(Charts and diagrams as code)
========================================
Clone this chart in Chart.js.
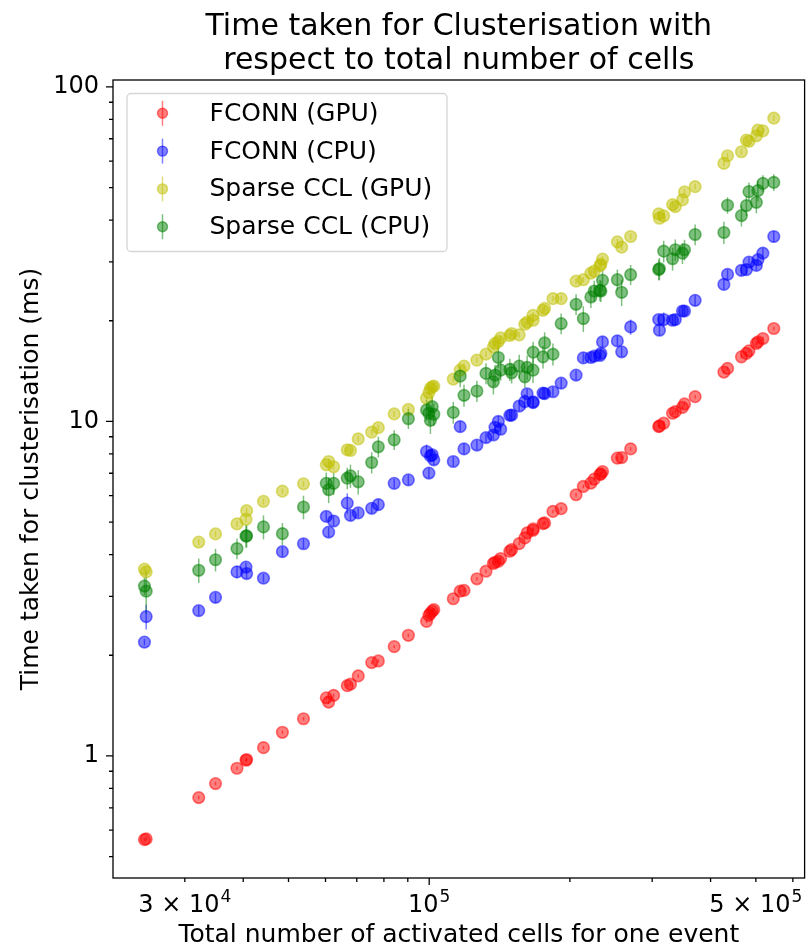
<!DOCTYPE html>
<html>
<head>
<meta charset="utf-8">
<title>Clusterisation timing</title>
<script src="https://cdn.jsdelivr.net/npm/chart.js@4.4.1/dist/chart.umd.min.js"></script>
<style>
  html, body { margin: 0; padding: 0; background: #fff; }
  #timing-chart { display: block; }
</style>
</head>
<body>
<canvas id="timing-chart" width="812" height="950"></canvas>
<script>
// Total number of activated cells in each event (shared by all four runs)
const cells = [24590, 24800, 32130, 34900, 38790, 40550, 40680, 44200, 48520, 53830,
    60230, 60940, 62450, 66790, 67850, 70500, 75330, 77840, 84160, 90250,
    98700, 99860, 100600, 101500, 102300, 112600, 116500, 118700, 126500, 132300,
    137200, 138300, 140600, 142200, 148800, 150100, 155800, 160200, 162000, 166800,
    166900, 175200, 176600, 184000, 191600, 206200, 213700, 221800, 225500, 231900,
    233000, 234900, 252700, 258100, 269800, 309800, 310900, 317500, 331700, 336200,
    348300, 351800, 370700, 427100, 434900, 465700, 477200, 483300, 501200, 505100,
    517600, 546200];

// Mean clusterisation time in ms
const fconnGpu = [0.562, 0.565, 0.751, 0.827, 0.919, 0.971, 0.976, 1.059, 1.177, 1.292,
    1.492, 1.449, 1.517, 1.622, 1.639, 1.735, 1.902, 1.923, 2.123, 2.295,
    2.526, 2.633, 2.669, 2.711, 2.737, 2.951, 3.109, 3.125, 3.386, 3.567,
    3.761, 3.794, 3.821, 3.893, 4.092, 4.140, 4.314, 4.486, 4.643, 4.727,
    4.772, 4.949, 4.973, 5.384, 5.485, 6.038, 6.392, 6.543, 6.725, 6.941,
    6.975, 7.087, 7.77, 7.80, 8.28, 9.65, 9.70, 9.88, 10.58, 10.70,
    11.02, 11.28, 11.86, 14.05, 14.41, 15.60, 15.97, 16.26, 17.10, 17.29,
    17.70, 18.96];
const fconnCpu = [2.19, 2.61, 2.72, 2.98, 3.55, 3.67, 3.51, 3.40, 4.08, 4.31,
    5.20, 4.67, 5.04, 5.70, 5.24, 5.33, 5.50, 5.64, 6.53, 6.69,
    8.13, 7.01, 7.89, 7.95, 7.68, 7.59, 9.65, 8.28, 8.50, 8.95,
    9.11, 9.61, 10.0, 9.48, 10.43, 10.45, 11.12, 11.46, 12.10, 11.38,
    11.45, 12.16, 12.11, 12.27, 13.02, 13.76, 15.49, 15.53, 15.67, 15.75,
    15.97, 17.29, 17.41, 16.15, 19.17, 20.17, 18.74, 20.17, 20.07, 20.17,
    21.39, 21.39, 23.02, 25.69, 27.52, 28.29, 28.43, 29.95, 29.28, 30.45,
    31.85, 35.72];
const sparseGpu = [3.62, 3.55, 4.36, 4.61, 4.94, 5.10, 5.41, 5.77, 6.19, 6.51,
    7.42, 7.59, 7.32, 8.23, 8.19, 8.87, 9.29, 9.58, 10.53, 10.86,
    11.73, 12.20, 12.56, 12.70, 12.76, 13.39, 14.24, 14.64, 15.25, 15.89,
    16.71, 17.10, 17.34, 17.77, 18.07, 18.32, 18.15, 19.53, 19.80, 20.77,
    20.07, 21.49, 21.79, 23.29, 23.29, 26.28, 26.53, 27.77, 28.15, 29.22,
    29.48, 30.57, 34.44, 33.19, 35.72, 41.74, 40.51, 41.18, 44.50, 43.89,
    45.96, 48.54, 50.34, 59.08, 62.28, 64.02, 69.36, 68.80, 71.45, 74.27,
    73.92, 80.66];
const sparseCpu = [3.22, 3.11, 3.59, 3.86, 4.17, 4.54, 4.55, 4.84, 4.62, 5.55,
    6.53, 6.25, 6.53, 6.77, 6.88, 6.60, 7.54, 8.40, 8.81, 10.19,
    10.82, 10.58, 10.08, 11.07, 10.51, 10.64, 13.66, 11.97, 12.33, 13.92,
    13.14, 13.76, 15.53, 14.24, 14.31, 13.98, 14.64, 13.60, 14.51, 14.24,
    16.11, 15.60, 17.17, 15.89, 19.62, 22.40, 20.31, 23.55, 24.54, 24.66,
    24.54, 26.41, 26.53, 24.32, 27.46, 28.43, 28.62, 32.29, 30.65, 32.61,
    31.85, 32.61, 36.22, 36.72, 44.29, 41.26, 44.20, 48.64, 45.20, 48.98,
    51.49, 51.84];

// Standard deviation of each timing (ms), drawn as vertical error bars
const fconnGpuErr = [0.007, 0.007, 0.009, 0.010, 0.011, 0.012, 0.012, 0.013, 0.014, 0.016,
    0.018, 0.017, 0.018, 0.019, 0.020, 0.021, 0.023, 0.023, 0.025, 0.028,
    0.030, 0.032, 0.032, 0.033, 0.033, 0.035, 0.037, 0.038, 0.041, 0.043,
    0.045, 0.046, 0.046, 0.047, 0.049, 0.050, 0.052, 0.054, 0.056, 0.057,
    0.057, 0.059, 0.060, 0.065, 0.066, 0.072, 0.077, 0.079, 0.081, 0.083,
    0.084, 0.085, 0.093, 0.094, 0.099, 0.116, 0.116, 0.119, 0.127, 0.128,
    0.132, 0.135, 0.142, 0.169, 0.173, 0.187, 0.192, 0.195, 0.205, 0.207,
    0.212, 0.228];
const fconnCpuErr = [0.05, 0.22, 0.09, 0.10, 0.15, 0.12, 0.12, 0.10, 0.14, 0.15,
    0.18, 0.16, 0.18, 0.40, 0.18, 0.17, 0.18, 0.20, 0.20, 0.23,
    0.40, 0.25, 0.30, 0.35, 0.28, 0.25, 0.35, 0.30, 0.30, 0.30,
    0.30, 0.35, 0.40, 0.35, 0.35, 0.35, 0.40, 0.60, 0.40, 0.40,
    0.40, 0.45, 0.45, 0.40, 0.45, 0.45, 0.50, 0.50, 0.50, 0.55,
    0.55, 0.60, 0.60, 0.55, 1.00, 0.70, 0.70, 1.00, 0.70, 0.70,
    0.70, 0.75, 0.80, 0.90, 0.90, 1.00, 1.00, 1.00, 1.00, 1.00,
    1.10, 1.40];
const sparseGpuErr = [0.07, 0.07, 0.09, 0.09, 0.10, 0.10, 0.11, 0.12, 0.12, 0.13,
    0.15, 0.15, 0.15, 0.16, 0.16, 0.18, 0.19, 0.19, 0.21, 0.22,
    0.23, 0.24, 0.25, 0.25, 0.26, 0.27, 0.28, 0.29, 0.30, 0.32,
    0.33, 0.34, 0.35, 0.36, 0.36, 0.37, 0.36, 0.39, 0.40, 0.42,
    0.40, 0.43, 0.44, 0.47, 0.47, 0.53, 0.53, 0.56, 0.56, 0.58,
    0.59, 0.61, 0.69, 0.66, 0.71, 0.83, 0.81, 0.82, 0.89, 0.88,
    0.92, 0.97, 1.00, 1.20, 1.25, 1.30, 1.40, 1.40, 1.45, 1.50,
    1.50, 1.60];
const sparseCpuErr = [0.20, 0.45, 0.30, 0.30, 0.30, 0.35, 0.35, 0.40, 0.35, 0.45,
    0.50, 0.55, 0.50, 0.50, 0.55, 0.55, 0.55, 0.60, 0.60, 0.70,
    0.80, 0.80, 0.90, 0.80, 0.80, 0.80, 1.00, 0.90, 0.90, 1.00,
    1.10, 1.00, 1.10, 1.00, 1.10, 1.00, 1.20, 1.00, 1.20, 1.20,
    1.20, 1.20, 1.30, 1.20, 1.40, 1.60, 1.80, 1.70, 1.80, 1.80,
    1.80, 1.90, 1.90, 2.20, 1.90, 2.00, 2.20, 2.40, 2.40, 2.40,
    2.30, 2.30, 2.60, 2.80, 2.50, 3.00, 3.00, 3.20, 3.30, 3.50,
    3.00, 3.00];

const seriesLabels = ['FCONN (GPU)', 'FCONN (CPU)', 'Sparse CCL (GPU)', 'Sparse CCL (CPU)'];
const seriesColors = ['255, 0, 0', '0, 0, 255', '191, 191, 0', '0, 128, 0'];

// Axis ranges and ticks
const xRange = [21060, 635700];
const yRange = [0.4317, 104.9];
const xTicks = [30000, 40000, 50000, 60000, 70000, 80000, 90000, 100000,
    200000, 300000, 400000, 500000, 600000];
const xMajorTicks = [100000];
// tick label as [mantissa text, power of ten]
const xTickLabels = { 30000: ['3 × 10', '4'], 100000: ['10', '5'], 500000: ['5 × 10', '5'] };
const yTicks = [0.5, 0.6, 0.7, 0.8, 0.9, 1, 2, 3, 4, 5, 6, 7, 8, 9,
    10, 20, 30, 40, 50, 60, 70, 80, 90, 100];
const yMajorTicks = [1, 10, 100];
const yTickLabels = { 1: '1', 10: '10', 100: '100' };

const chartTitle = ['Time taken for Clusterisation with', 'respect to total number of cells'];
const xTitle = 'Total number of activated cells for one event';
const yTitle = 'Time taken for clusterisation (ms)';

const FONT = 'DejaVu Sans';
Chart.defaults.font.family = FONT;
Chart.defaults.color = '#000';

const seriesValues = [fconnGpu, fconnCpu, sparseGpu, sparseCpu];
const seriesErrors = [fconnGpuErr, fconnCpuErr, sparseGpuErr, sparseCpuErr];

const datasets = seriesLabels.map((label, k) => ({
    label: label,
    data: cells.map((c, i) => ({ x: c, y: seriesValues[k][i] })),
    errors: seriesErrors[k],
    backgroundColor: `rgba(${seriesColors[k]}, 0.5)`,
    borderColor: `rgba(${seriesColors[k]}, 0.5)`,
    pointRadius: 5.8,
    pointBorderWidth: 1.6,
    order: seriesLabels.length - k   // later series on top
}));

// vertical error bars, drawn under the markers
const errorBars = {
    id: 'errorBars',
    beforeDatasetsDraw(chart) {
        const { ctx, scales: { x, y } } = chart;
        ctx.save();
        ctx.lineWidth = 1.5;
        chart.data.datasets.forEach(ds => {
            ctx.strokeStyle = ds.borderColor;
            ds.data.forEach((p, i) => {
                const err = ds.errors[i];
                if (!err) return;
                const px = x.getPixelForValue(p.x);
                ctx.beginPath();
                ctx.moveTo(px, y.getPixelForValue(p.y - err));
                ctx.lineTo(px, y.getPixelForValue(p.y + err));
                ctx.stroke();
            });
        });
        ctx.restore();
    }
};

// box around the plot, major/minor tick marks and the power-of-ten x labels
const axesFrame = {
    id: 'axesFrame',
    afterDraw(chart) {
        const { ctx, chartArea: a, scales: { x, y } } = chart;
        ctx.save();
        ctx.strokeStyle = '#000';
        ctx.lineWidth = 1.3;
        ctx.beginPath();
        xTicks.forEach(v => {
            const px = x.getPixelForValue(v);
            const len = xMajorTicks.includes(v) ? 7 : 4;
            ctx.moveTo(px, a.bottom);
            ctx.lineTo(px, a.bottom + len);
        });
        yTicks.forEach(v => {
            const py = y.getPixelForValue(v);
            const len = yMajorTicks.includes(v) ? 7 : 4;
            ctx.moveTo(a.left, py);
            ctx.lineTo(a.left - len, py);
        });
        ctx.stroke();
        ctx.strokeRect(a.left, a.top, a.right - a.left, a.bottom - a.top);

        ctx.fillStyle = '#000';
        ctx.textAlign = 'left';
        ctx.textBaseline = 'alphabetic';
        const baseFont = `24px "${FONT}"`, supFont = `17px "${FONT}"`;
        Object.keys(xTickLabels).forEach(key => {
            const [base, power] = xTickLabels[key];
            ctx.font = baseFont;
            const wb = ctx.measureText(base).width;
            ctx.font = supFont;
            const ws = ctx.measureText(power).width;
            const left = x.getPixelForValue(Number(key)) - (wb + ws + 1) / 2;
            const baseline = a.bottom + 33.5;
            ctx.font = baseFont;
            ctx.fillText(base, left, baseline);
            ctx.font = supFont;
            ctx.fillText(power, left + wb + 1, baseline - 10);
        });
        ctx.restore();
    }
};

function roundedRect(ctx, x, y, w, h, r) {
    ctx.beginPath();
    ctx.moveTo(x + r, y);
    ctx.arcTo(x + w, y, x + w, y + h, r);
    ctx.arcTo(x + w, y + h, x, y + h, r);
    ctx.arcTo(x, y + h, x, y, r);
    ctx.arcTo(x, y, x + w, y, r);
    ctx.closePath();
}

// two-line title over the plot and the legend box in its upper left corner
const titleAndLegend = {
    id: 'titleAndLegend',
    afterDraw(chart) {
        const { ctx, chartArea: a } = chart;
        ctx.save();
        ctx.fillStyle = '#000';
        ctx.font = `30px "${FONT}"`;
        ctx.textAlign = 'center';
        ctx.textBaseline = 'alphabetic';
        const cx = (a.left + a.right) / 2;
        ctx.fillText(chartTitle[0], cx, 35);
        ctx.fillText(chartTitle[1], cx, 68.5);

        const bx = a.left + 14, by = a.top + 13.5, bw = 320, bh = 158;
        roundedRect(ctx, bx, by, bw, bh, 4);
        ctx.fillStyle = 'rgba(255, 255, 255, 0.8)';
        ctx.fill();
        ctx.strokeStyle = 'rgba(204, 204, 204, 0.8)';
        ctx.lineWidth = 1.3;
        ctx.stroke();

        ctx.font = `25px "${FONT}"`;
        ctx.textAlign = 'left';
        ctx.textBaseline = 'middle';
        chart.data.datasets.forEach((ds, k) => {
            const ly = by + 19.8 + k * 37.8;
            const mx = bx + 35.5;
            ctx.strokeStyle = ds.borderColor;
            ctx.lineWidth = 1.5;
            ctx.beginPath();
            ctx.moveTo(mx, ly - 12.5);
            ctx.lineTo(mx, ly + 12.5);
            ctx.stroke();
            ctx.beginPath();
            ctx.arc(mx, ly, 5, 0, Math.PI * 2);
            ctx.fillStyle = ds.backgroundColor;
            ctx.fill();
            ctx.lineWidth = 1.4;
            ctx.stroke();
            ctx.fillStyle = '#000';
            ctx.fillText(ds.label, bx + 82.5, ly + 1);
        });
        ctx.restore();
    }
};

const ctx = document.getElementById('timing-chart').getContext('2d');
new Chart(ctx, {
    type: 'scatter',
    data: { datasets },
    options: {
        responsive: false,
        animation: false,
        events: [],
        layout: { padding: { top: 80, right: 2, bottom: 0, left: 0 } },
        plugins: {
            legend: { display: false },
            tooltip: { enabled: false },
            title: { display: false }
        },
        scales: {
            x: {
                type: 'logarithmic',
                min: xRange[0],
                max: xRange[1],
                grid: { display: false, drawTicks: false },
                border: { display: false },
                afterBuildTicks: scale => { scale.ticks = xTicks.map(v => ({ value: v })); },
                afterFit: scale => { scale.height = 72; },
                ticks: { display: false, autoSkip: false },
                title: { display: true, text: xTitle, font: { size: 25 }, padding: { top: 0, bottom: 0 } }
            },
            y: {
                type: 'logarithmic',
                min: yRange[0],
                max: yRange[1],
                grid: { display: false, drawTicks: false },
                border: { display: false },
                afterBuildTicks: scale => { scale.ticks = yTicks.map(v => ({ value: v })); },
                afterFit: scale => { scale.width = 113; },
                ticks: {
                    autoSkip: false,
                    padding: 14,
                    font: { size: 24 },
                    callback: v => yTickLabels[v] || ''
                },
                title: { display: true, text: yTitle, font: { size: 25 }, padding: { top: 16, bottom: 0 } }
            }
        }
    },
    plugins: [errorBars, axesFrame, titleAndLegend]
});
</script>
</body>
</html>
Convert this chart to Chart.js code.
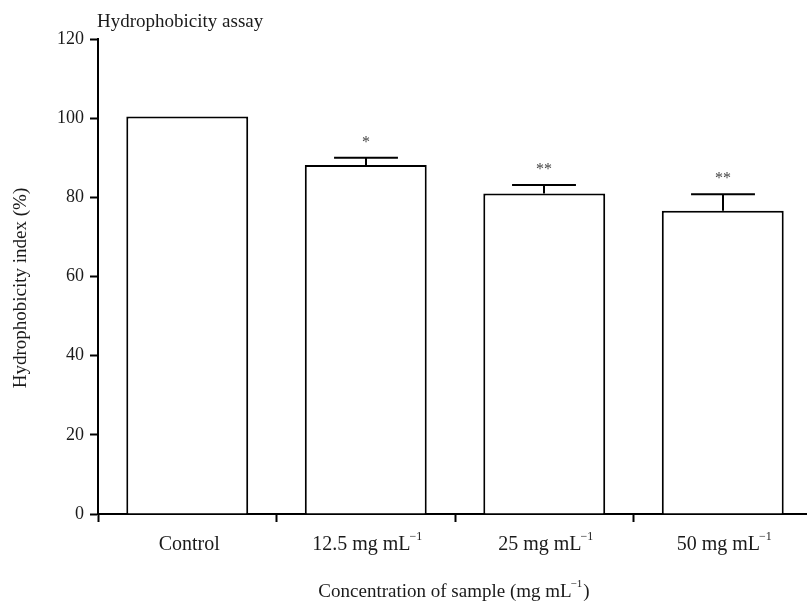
========================================
• **PROBLEM DETAILS**
Omit the pictures, then repeat exactly each line from the beginning of the listing through the line with "517600, 546200];".

• **CORRECT ANSWER**
Clone this chart in Chart.js.
<!DOCTYPE html>
<html>
<head>
<meta charset="utf-8">
<title>Clusterisation timing</title>
<script src="https://cdn.jsdelivr.net/npm/chart.js@4.4.1/dist/chart.umd.min.js"></script>
<style>
  html, body { margin: 0; padding: 0; background: #fff; }
  #timing-chart { display: block; }
</style>
</head>
<body>
<canvas id="timing-chart" width="812" height="950"></canvas>
<script>
// Total number of activated cells in each event (shared by all four runs)
const cells = [24590, 24800, 32130, 34900, 38790, 40550, 40680, 44200, 48520, 53830,
    60230, 60940, 62450, 66790, 67850, 70500, 75330, 77840, 84160, 90250,
    98700, 99860, 100600, 101500, 102300, 112600, 116500, 118700, 126500, 132300,
    137200, 138300, 140600, 142200, 148800, 150100, 155800, 160200, 162000, 166800,
    166900, 175200, 176600, 184000, 191600, 206200, 213700, 221800, 225500, 231900,
    233000, 234900, 252700, 258100, 269800, 309800, 310900, 317500, 331700, 336200,
    348300, 351800, 370700, 427100, 434900, 465700, 477200, 483300, 501200, 505100,
    517600, 546200];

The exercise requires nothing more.